*Por Lucas Infante
Vivemos em uma era em que a mobilização começa na tela do celular. Um post sobre sustentabilidade pode alcançar milhares de curtidas em minutos, gerar compartilhamentos e até virar tendência. Mas a verdade é que, por mais que o engajamento digital ajude a dar visibilidade, ele não resolve o problema central: a cultura do desperdício de alimentos.
Segundo a ONU, um terço de toda a comida produzida no mundo não chega a ser consumida. No Brasil, o número assusta ainda mais: 46 milhões de toneladas de alimentos desperdiçados por ano. Isso significa não apenas comida boa indo para o lixo, mas também um desperdício de recursos preciosos: terra, água, energia e tempo humano dedicados à produção. E o mais grave: ao mesmo tempo em que tanto se perde, milhões de brasileiros vivem em situação de insegurança alimentar. Essa contradição mostra que combater o desperdício não é apenas uma questão ambiental, mas também social, econômica e ética.
A boa notícia é que cada pessoa tem muito mais poder do que imagina. Combater o desperdício não depende apenas de grandes acordos internacionais ou de tecnologias disruptivas. A mudança começa em pequenas atitudes cotidianas, acessíveis a qualquer um. No fim das contas, cada escolha individual se soma a um impacto coletivo. Curtir uma causa é importante, mas viver de acordo com ela é transformador.
Ações práticas que fazem diferença
Aqui está a lista de práticas que sigo e recomendo:
Planejar antes de comprar
A pressa e a falta de organização são inimigos silenciosos. Fazer lista de compras, comprar por necessidade real e evitar estocar além da conta reduz drasticamente o desperdício dentro de casa.
Valorizar o “fora do padrão”
Frutas e legumes “feios”, mas perfeitamente bons para consumo, ainda são rejeitados em muitas prateleiras. Optar por eles é um gesto simples que ajuda a combater a cultura da aparência e mostra que o sabor e o valor nutricional importam mais do que a estética.
Aproveitar integralmente os alimentos
Talos, cascas e sementes carregam nutrientes que muitas vezes descartamos sem pensar. Ao transformá-los em sucos, sopas ou farofas criativas, diminuímos o lixo e ampliamos o aproveitamento daquilo que já compramos.
Armazenar corretamente
Boa parte do que estraga não é por falta de qualidade, mas por conservação inadequada. Saber como guardar, organizar a geladeira e respeitar prazos de validade pode prolongar a vida útil dos alimentos.
Apoiar iniciativas que salvam comida
Aplicativos, bancos de alimentos, projetos comunitários e estabelecimentos que vendem excedentes com desconto são aliados práticos.

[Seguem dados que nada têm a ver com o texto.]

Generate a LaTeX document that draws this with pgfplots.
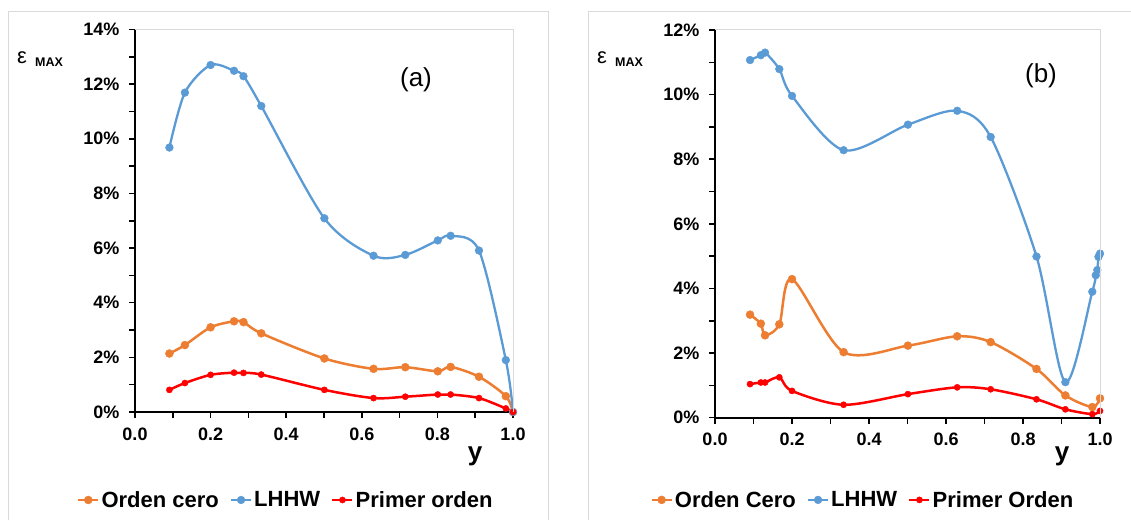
\documentclass[border=0pt]{standalone}
\usepackage{fontspec}
\setmainfont{Liberation Sans}
\usepackage{pgfplots}
\pgfplotsset{compat=1.18}
\definecolor{cOr}{RGB}{237,125,49}
\definecolor{cBl}{RGB}{91,155,213}
\definecolor{cRd}{RGB}{255,0,0}
\definecolor{frm}{RGB}{217,217,217}

\pgfplotstableread{
x      cero   lhhw   primer
0.091  2.14   9.68   0.81
0.132  2.45   11.69  1.06
0.200  3.10   12.70  1.36
0.262  3.32   12.49  1.44
0.287  3.29   12.29  1.43
0.334  2.88   11.20  1.37
0.501  1.96   7.09   0.81
0.631  1.58   5.72   0.51
0.715  1.64   5.75   0.56
0.801  1.49   6.28   0.64
0.835  1.65   6.45   0.64
0.910  1.29   5.91   0.51
0.981  0.58   1.90   0.13
1.000  0.00   0.00   0.00
}\tabA

\pgfplotstableread{
x      cero   primer
0.091  3.19   1.04
0.119  2.91   1.09
0.130  2.55   1.09
0.167  2.89   1.25
0.200  4.29   0.83
0.334  2.03   0.40
0.501  2.23   0.73
0.629  2.52   0.94
0.716  2.34   0.88
0.835  1.51   0.57
0.910  0.69   0.26
0.980  0.33   0.11
1.000  0.60   0.21
}\tabBc

\pgfplotstableread{
x      lhhw
0.091  11.07
0.119  11.22
0.130  11.30
0.167  10.79
0.200  9.96
0.334  8.28
0.501  9.07
0.629  9.50
0.716  8.69
0.835  4.99
0.910  1.10
0.980  3.90
0.989  4.41
0.993  4.57
0.996  4.98
1.000  5.08
}\tabBl

\pgfplotsset{
  panel/.style={
    scale only axis, clip=false,
    axis x line*=bottom, axis y line*=left,
    axis line style={black, line width=2pt},
    xmin=0, xmax=1, ymin=0,
    xtick={0,0.2,0.4,0.6,0.8,1},
    minor xtick={0.1,0.3,0.5,0.7,0.9},
    tick align=outside,
    major tick length=6pt, minor tick length=6pt,
    every tick/.style={black, line width=1.5pt},
    every minor tick/.style={black, line width=1.5pt},
    /pgf/number format/assume math mode=true,
    tick label style={font=\bfseries\fontsize{18}{18}\selectfont},
    xticklabel style={yshift=-6pt, /pgf/number format/.cd, fixed, fixed zerofill, precision=1},
    yticklabel style={xshift=-6pt},
    yticklabel={\pgfmathprintnumber[assume math mode=true]{\tick}\%},
    legend style={draw=none, fill=none, font=\bfseries\fontsize{22}{22}\selectfont,
      legend columns=3, anchor=center,
      /tikz/every even column/.append style={column sep=9pt}},
    legend image code/.code={\draw[mark repeat=2, mark phase=2, #1]
      plot coordinates {(0pt,0pt) (10pt,0pt) (20pt,0pt)};},
    after end axis/.code={\draw[frm, line width=1pt] (rel axis cs:0,1) -- (rel axis cs:1,1) -- (rel axis cs:1,0);},
  },
  sOr/.style={color=cOr, line width=2.5pt, smooth, mark=*, mark size=4pt,
    mark options={solid, fill=cOr, draw=cOr, line width=0.4pt}},
  sBl/.style={color=cBl, line width=2.3pt, smooth, mark=*, mark size=3.9pt,
    mark options={solid, fill=cBl, draw=cBl, line width=0.4pt}},
  sRd/.style={color=cRd, line width=2.5pt, smooth, mark=*, mark size=3.1pt,
    mark options={solid, fill=cRd, draw=cRd, line width=0.4pt}},
}

\begin{document}
\begin{tikzpicture}[x=1pt, y=1pt]
\useasboundingbox (0,0) rectangle (1131,520);
\fill[white] (0,0) rectangle (1131,520);
\draw[frm, line width=1pt] (8,0) -- (8,508) -- (548,508) -- (548,0);
\draw[frm, line width=1pt] (588,0) -- (588,508) -- (1131,508);

% Panel (a)
\begin{axis}[panel, at={(135pt,108pt)}, anchor=south west,
  width=378pt, height=382.5pt, ymax=14,
  ytick={0,2,...,14}, minor ytick={1,3,...,13},
  legend style={at={(rel axis cs:0.399,-0.230)}}]
\addplot[sOr] table[x=x, y=cero] {\tabA};
\addlegendentry{Orden cero}
\addplot[sBl] table[x=x, y=lhhw] {\tabA};
\addlegendentry{LHHW}
\addplot[sRd] table[x=x, y=primer] {\tabA};
\addlegendentry{Primer orden}
\end{axis}

% Panel (b)
\begin{axis}[panel, at={(715pt,102.3pt)}, anchor=south west,
  width=385pt, height=387.7pt, ymax=12,
  ytick={0,2,...,12}, minor ytick={1,3,...,11},
  legend style={at={(rel axis cs:0.384,-0.212)}}]
\addplot[sOr] table[x=x, y=cero] {\tabBc};
\addlegendentry{Orden Cero}
\addplot[sBl] table[x=x, y=lhhw] {\tabBl};
\addlegendentry{LHHW}
\addplot[sRd] table[x=x, y=primer] {\tabBc};
\addlegendentry{Primer Orden}
\end{axis}

\node[anchor=base west, inner sep=0pt] at (17,456) {\fontsize{22}{22}\selectfont ε};
\node[anchor=base west, inner sep=0pt] at (35,453) {\bfseries\fontsize{12.5}{12.5}\selectfont MAX};
\node[anchor=base west, inner sep=0pt] at (597,456) {\fontsize{22}{22}\selectfont ε};
\node[anchor=base west, inner sep=0pt] at (615,453) {\bfseries\fontsize{12.5}{12.5}\selectfont MAX};

\node[inner sep=0pt] at (416,440) {\fontsize{26}{26}\selectfont (a)};
\node[inner sep=0pt] at (1041,444) {\fontsize{26}{26}\selectfont (b)};

\node[inner sep=0pt] at (475,64) {\bfseries\fontsize{26}{26}\selectfont y};
\node[inner sep=0pt] at (1062,64) {\bfseries\fontsize{26}{26}\selectfont y};
\end{tikzpicture}
\end{document}
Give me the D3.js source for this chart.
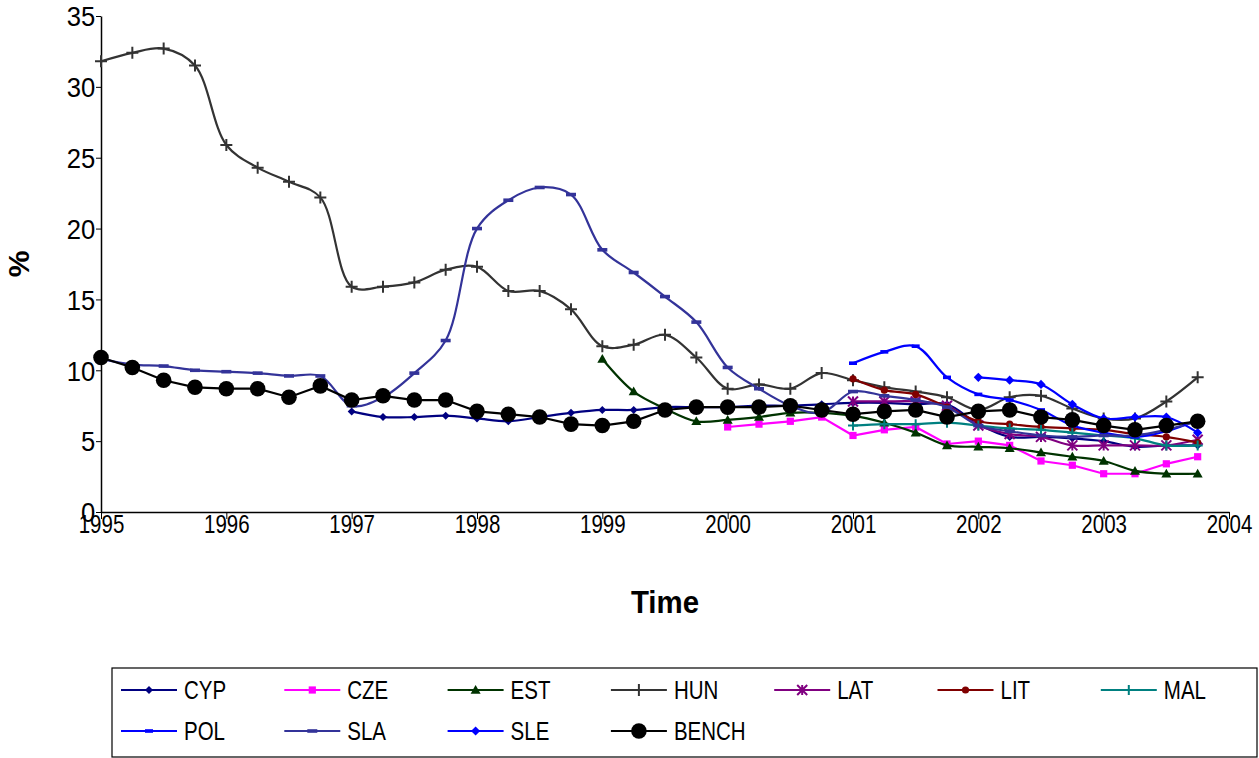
<!DOCTYPE html>
<html>
<head>
<meta charset="utf-8">
<script src="https://cdn.jsdelivr.net/npm/d3@7"></script>
<style>
  body { margin: 0; background: #fff; }
  text { font-family: "Liberation Sans", Arial, sans-serif; fill: #000; }
</style>
</head>
<body>
<svg id="chart" width="1259" height="758"></svg>
<script>
// quarterly observations, 1995Q1 .. 2003Q4
var quarters = ["1995Q1","1995Q2","1995Q3","1995Q4","1996Q1","1996Q2","1996Q3","1996Q4",
                "1997Q1","1997Q2","1997Q3","1997Q4","1998Q1","1998Q2","1998Q3","1998Q4",
                "1999Q1","1999Q2","1999Q3","1999Q4","2000Q1","2000Q2","2000Q3","2000Q4",
                "2001Q1","2001Q2","2001Q3","2001Q4","2002Q1","2002Q2","2002Q3","2002Q4",
                "2003Q1","2003Q2","2003Q3","2003Q4"];
var yearTicks = [1995, 1996, 1997, 1998, 1999, 2000, 2001, 2002, 2003, 2004];
var valueTicks = [0, 5, 10, 15, 20, 25, 30, 35];

var seriesNames = ["CYP", "CZE", "EST", "HUN", "LAT", "LIT", "MAL", "POL", "SLA", "SLE", "BENCH"];
// first quarter of each series
var seriesStart = ["1997Q1", "2000Q1", "1999Q1", "1995Q1", "2001Q1", "2001Q1", "2001Q1", "2001Q1", "1995Q1", "2002Q1", "1995Q1"];

var cyp = [7.1, 6.7, 6.7, 6.8, 6.6, 6.4, 6.7, 7.0, 7.2, 7.2, 7.4, 7.4, 7.4, 7.5, 7.5, 7.6,
           7.7, 7.7, 7.6, 7.6, 6.2, 5.3, 5.3, 5.2, 5.0, 4.6, 4.7, 4.7];
var cze = [6.0, 6.2, 6.4, 6.7, 5.4, 5.8, 6.0, 4.8, 5.0, 4.7, 3.6, 3.3, 2.7, 2.7, 3.4, 3.9];
var est = [10.8, 8.5, 7.3, 6.4, 6.5, 6.7, 7.0, 7.0, 6.8, 6.3, 5.6, 4.7, 4.6, 4.5, 4.2, 3.9,
           3.6, 2.9, 2.7, 2.7];
var hun = [31.8, 32.4, 32.7, 31.5, 25.9, 24.3, 23.3, 22.2, 15.9, 15.9, 16.2, 17.1,
           17.3, 15.6, 15.6, 14.3, 11.7, 11.8, 12.5, 10.9, 8.7, 9.0, 8.7, 9.8,
           9.3, 8.8, 8.5, 8.1, 7.2, 8.1, 8.2, 7.3, 6.6, 6.6, 7.8, 9.5];
var lat = [7.8, 7.8, 7.8, 7.5, 6.1, 5.5, 5.3, 4.7, 4.7, 4.7, 4.7, 5.1];
var lit = [9.4, 8.6, 8.3, 7.4, 6.4, 6.2, 6.0, 5.9, 5.8, 5.5, 5.3, 4.9];
var mal = [6.1, 6.2, 6.2, 6.3, 6.1, 5.9, 5.8, 5.6, 5.4, 5.2, 4.7, 4.7];
var pol = [10.5, 11.3, 11.7, 9.5, 8.3, 7.9, 7.2, 6.1, 5.6, 5.3, 5.7, 6.5];
var sla = [10.8, 10.4, 10.3, 10.0, 9.9, 9.8, 9.6, 9.6, 7.5, 8.1, 9.8, 12.1,
           20.0, 22.0, 22.9, 22.4, 18.5, 16.9, 15.2, 13.4, 10.2, 8.7, 7.5, 7.0,
           8.5, 8.2, 7.9, 7.4, 6.1, 5.7, 5.4, 5.3, 5.4, 5.4, 5.8, 6.4];
var sle = [9.5, 9.3, 9.0, 7.6, 6.6, 6.7, 6.7, 5.6];
var bench = [10.9, 10.2, 9.3, 8.8, 8.7, 8.7, 8.1, 8.9, 7.9, 8.2, 7.9, 7.9,
             7.1, 6.9, 6.7, 6.2, 6.1, 6.4, 7.2, 7.4, 7.4, 7.4, 7.5, 7.2,
             6.9, 7.1, 7.2, 6.7, 7.1, 7.2, 6.7, 6.5, 6.1, 5.8, 6.1, 6.4];
var seriesValues = [cyp, cze, est, hun, lat, lit, mal, pol, sla, sle, bench];

// look of each series (same order as seriesNames)
var styles = [
  {color: "#000080", marker: "diamond",  size: 4,   smooth: true},
  {color: "#FF00FF", marker: "square",   size: 3.6, smooth: false},
  {color: "#003300", marker: "triangle", size: 5,   smooth: true},
  {color: "#333333", marker: "plus",     size: 6,   smooth: true},
  {color: "#800080", marker: "asterisk", size: 5,   smooth: true},
  {color: "#800000", marker: "circle",   size: 3.6, smooth: true},
  {color: "#008080", marker: "plus",     size: 5,   smooth: true},
  {color: "#0000FF", marker: "dash",     size: 4,   smooth: true},
  {color: "#333399", marker: "dash",     size: 5,   smooth: true},
  {color: "#0000FF", marker: "diamond",  size: 4.6, smooth: true},
  {color: "#000000", marker: "circle",   size: 7.8, smooth: false}
];

var plotLeft = 101, plotRight = 1229, plotTop = 16, plotBottom = 512;
var squeeze = 0.82;   // the picture's text is narrower than plain Arial

var svg = d3.select("#chart");

function quarterToYear(q) {
  return +q.slice(0, 4) + (+q.slice(5) - 1) / 4;
}

var x = d3.scaleLinear().domain([1995, 2004]).range([plotLeft, plotRight]);
var y = d3.scaleLinear().domain([0, 35]).range([plotBottom, plotTop]);

//x axis
var xAxis = svg.append("g")
    .attr("transform", "translate(0," + plotBottom + ")")
    .call(d3.axisBottom(x).tickValues(yearTicks).tickFormat(d3.format("d")).tickSize(7).tickSizeOuter(0));
xAxis.select(".domain").attr("stroke", "#000").attr("stroke-width", 1.5);
xAxis.selectAll(".tick line").attr("stroke", "#000").attr("stroke-width", 1);
xAxis.selectAll(".tick text")
    .attr("y", 21)
    .attr("dy", "0")
    .attr("transform", "scale(" + squeeze + ",1)")
    .style("font-size", "25px")
    .attr("fill", "#000")
    .style("font-family", "'Liberation Sans', Arial, sans-serif");

//y axis
var yAxis = svg.append("g")
    .attr("transform", "translate(" + plotLeft + ",0)")
    .call(d3.axisLeft(y).tickValues(valueTicks).tickSize(5).tickSizeOuter(0));
yAxis.select(".domain").attr("stroke", "#000").attr("stroke-width", 1.5);
yAxis.selectAll(".tick line").attr("stroke", "#000").attr("stroke-width", 1);
yAxis.selectAll(".tick text")
    .attr("x", -6)
    .attr("dy", "0.36em")
    .attr("transform", "scale(0.95,1)")
    .style("font-size", "27px")
    .attr("fill", "#000")
    .style("font-family", "'Liberation Sans', Arial, sans-serif");

//axis titles
svg.append("text")
    .attr("transform", "translate(" + ((plotLeft + plotRight) / 2) + ",613) scale(0.95,1)")
    .attr("text-anchor", "middle")
    .style("font-size", "31px")
    .style("font-weight", "bold")
    .text("Time");

svg.append("text")
    .attr("transform", "translate(29," + ((plotTop + plotBottom) / 2) + ") rotate(-90)")
    .attr("text-anchor", "middle")
    .style("font-size", "30px")
    .style("font-weight", "bold")
    .text("%");

function drawMarker(g, style) {
  var s = style.size;
  if (style.marker == "circle") {
    g.append("circle").attr("r", s).attr("fill", style.color);
  } else if (style.marker == "diamond") {
    g.append("path").attr("d", "M0," + (-s) + "L" + s + ",0L0," + s + "L" + (-s) + ",0Z").attr("fill", style.color);
  } else if (style.marker == "square") {
    g.append("rect").attr("x", -s).attr("y", -s).attr("width", 2 * s).attr("height", 2 * s).attr("fill", style.color);
  } else if (style.marker == "triangle") {
    g.append("path").attr("d", "M0," + (-s) + "L" + s + "," + (s * 0.75) + "L" + (-s) + "," + (s * 0.75) + "Z").attr("fill", style.color);
  } else if (style.marker == "plus") {
    g.append("path").attr("d", "M" + (-s) + ",0H" + s + "M0," + (-s) + "V" + s)
        .attr("stroke", style.color).attr("stroke-width", 2).attr("fill", "none");
  } else if (style.marker == "asterisk") {
    g.append("path").attr("d", "M" + (-s) + "," + (-s) + "L" + s + "," + s + "M" + (-s) + "," + s + "L" + s + "," + (-s) + "M0," + (-s) + "V" + s)
        .attr("stroke", style.color).attr("stroke-width", 2).attr("fill", "none");
  } else if (style.marker == "dash") {
    g.append("rect").attr("x", -s).attr("y", -1.8).attr("width", 2 * s).attr("height", 3.6).attr("fill", style.color);
  }
}

//series, BENCH drawn last so it sits on top
var plot = svg.append("g");
seriesNames.forEach(function(name, i) {
  var startIndex = quarters.indexOf(seriesStart[i]);
  var points = seriesValues[i].map(function(v, k) {
    return {t: quarterToYear(quarters[startIndex + k]), v: v};
  });
  var line = d3.line()
      .x(function(d) { return x(d.t); })
      .y(function(d) { return y(d.v); })
      .curve(styles[i].smooth ? d3.curveCatmullRom.alpha(0.5) : d3.curveLinear);

  var g = plot.append("g").attr("class", "series-" + name);
  g.append("path")
      .datum(points)
      .attr("d", line)
      .attr("fill", "none")
      .attr("stroke", styles[i].color)
      .attr("stroke-width", 2.2);

  g.selectAll("g.mk")
      .data(points)
      .enter().append("g")
      .attr("class", "mk")
      .attr("transform", function(d) { return "translate(" + x(d.t) + "," + y(d.v) + ")"; })
      .each(function() { drawMarker(d3.select(this), styles[i]); });
});

//legend
var legendLeft = 112, legendTop = 668;
svg.append("rect")
    .attr("x", legendLeft)
    .attr("y", legendTop)
    .attr("width", 1145)
    .attr("height", 89)
    .attr("fill", "white")
    .attr("stroke", "#000")
    .attr("stroke-width", 1.2);

var perRow = 7, colStep = 163.3, rowStep = 41;
seriesNames.forEach(function(name, i) {
  var col = i % perRow, row = Math.floor(i / perRow);
  var lx = legendLeft + 9 + col * colStep;
  var ly = legendTop + 22 + row * rowStep;
  var g = svg.append("g").attr("transform", "translate(" + lx + "," + ly + ")");
  g.append("line").attr("x1", 0).attr("x2", 56).attr("y1", 0).attr("y2", 0)
      .attr("stroke", styles[i].color).attr("stroke-width", 2.2);
  var m = g.append("g").attr("transform", "translate(28,0)");
  drawMarker(m, styles[i]);
  g.append("text")
      .attr("transform", "translate(63,9) scale(" + squeeze + ",1)")
      .style("font-size", "25px")
      .text(name);
});
</script>
</body>
</html>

Ao apoiar essas iniciativas, você contribui para que menos comida boa acabe no lixo.
É claro que governos e empresas têm papel fundamental na criação de políticas públicas, no desenvolvimento de sistemas logísticos mais eficientes e no incentivo a modelos de negócio inovadores. Mas isso não significa que o consumidor seja apenas espectador. Ao contrário: somos agentes ativos, capazes de influenciar a cadeia de ponta a ponta. Cada refeição reaproveitada, cada compra consciente, cada escolha de apoiar quem reduz desperdício é um recado de que não aceitamos mais a lógica de jogar fora o que poderia alimentar alguém.
O desafio maior, no entanto, é cultural. Durante décadas fomos condicionados a associar abundância com fartura e fartura com excesso. Mas já não podemos sustentar essa mentalidade em um planeta com recursos finitos e demandas crescentes. Romper com essa lógica exige um esforço coletivo: educar crianças desde cedo, rever práticas domésticas, cobrar compromissos do setor privado e reconhecer que sustentabilidade não é um discurso de futuro, mas uma urgência do presente.
Do like à ação existe um caminho. Um caminho feito de escolhas, hábitos e, sobretudo, responsabilidade. E cada um de nós pode percorrê-lo hoje. Combater o desperdício é uma transformação cultural que começa na consciência, passa pelas atitudes individuais e ganha força quando se conecta em rede. O ciclo só se quebra quando a comida boa deixa de ir para o lixo e passa a ocupar o lugar certo: a mesa de quem precisa.